TASK DESCRIPTION: In this exercise, return the whole listing exactly, excluding any images.

GIVEN DATA:

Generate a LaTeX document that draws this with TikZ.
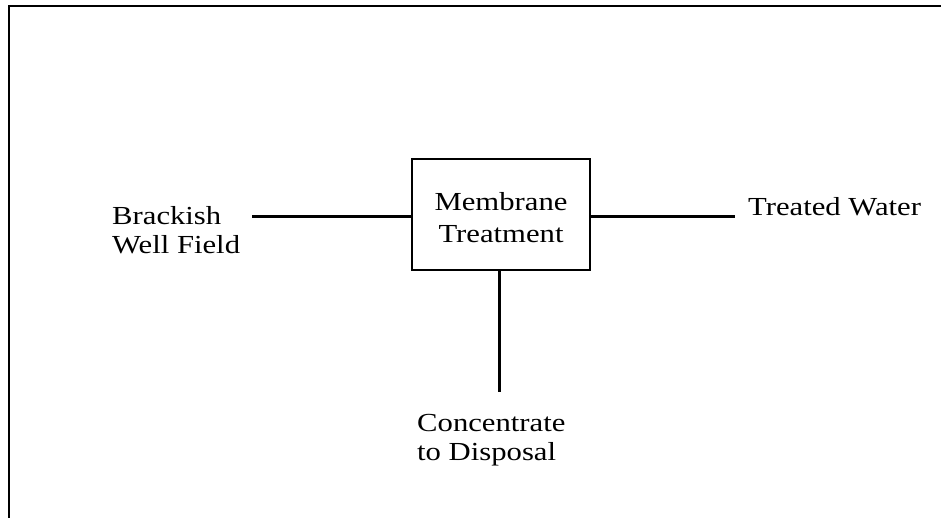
\documentclass[tikz,border=0pt]{standalone}
\usepackage{fontspec}
\setmainfont{Liberation Serif}[FakeStretch=1.18]

\begin{document}
\begin{tikzpicture}[x=1pt, y=-1pt,
    label/.style={inner sep=0pt, align=left, font=\fontsize{26}{29}\selectfont},
    unit/.style={draw, line width=1.5pt, minimum width=178pt, minimum height=111pt, inner sep=0pt, align=center, font=\fontsize{26}{32}\selectfont},
    pipe/.style={line width=3pt}]

    \useasboundingbox (0,0) rectangle (941,518);

    % Frame
    \draw[line width=2pt] (9,518) -- (9,6) -- (941,6);

    % Nodes
    \node[unit] (Membrane) at (501,214.5) {};
    \node[label, align=center] (MembraneText) at (501,218) {Membrane\\[3pt]Treatment};
    \node[label, anchor=west] (WellField) at (112,230) {Brackish\\Well Field};
    \node[label, anchor=west] (Treated) at (748,207) {Treated Water};
    \node[label, anchor=west] (Disposal) at (417,440) {Concentrate\\to Disposal};

    \coordinate (wellend) at (252,217);
    \coordinate (outend) at (735,217);
    \coordinate (drainend) at (499,392);

    % Edges
    \draw[pipe] (wellend) -- (wellend -| Membrane.west);
    \draw[pipe] (Membrane.east |- outend) -- (outend);
    \draw[pipe] (drainend |- Membrane.south) -- (drainend);
\end{tikzpicture}
\end{document}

ANSWER TO THIS TASK:
Generate a LaTeX document that draws this with TikZ.
\documentclass[tikz,border=0pt]{standalone}
\usepackage{fontspec}
\setmainfont{Liberation Serif}[FakeStretch=1.18]

\begin{document}
\begin{tikzpicture}[x=1pt, y=-1pt,
    label/.style={inner sep=0pt, align=left, font=\fontsize{26}{29}\selectfont},
    unit/.style={draw, line width=1.5pt, minimum width=178pt, minimum height=111pt, inner sep=0pt, align=center, font=\fontsize{26}{32}\selectfont},
    pipe/.style={line width=3pt}]

    \useasboundingbox (0,0) rectangle (941,518);

    % Frame
    \draw[line width=2pt] (9,518) -- (9,6) -- (941,6);

    % Nodes
    \node[unit] (Membrane) at (501,214.5) {};
    \node[label, align=center] (MembraneText) at (501,218) {Membrane\\[3pt]Treatment};
    \node[label, anchor=west] (WellField) at (112,230) {Brackish\\Well Field};
    \node[label, anchor=west] (Treated) at (748,207) {Treated Water};
    \node[label, anchor=west] (Disposal) at (417,440) {Concentrate\\to Disposal};

    \coordinate (wellend) at (252,217);
    \coordinate (outend) at (735,217);
    \coordinate (drainend) at (499,392);

    % Edges
    \draw[pipe] (wellend) -- (wellend -| Membrane.west);
    \draw[pipe] (Membrane.east |- outend) -- (outend);
    \draw[pipe] (drainend |- Membrane.south) -- (drainend);
\end{tikzpicture}
\end{document}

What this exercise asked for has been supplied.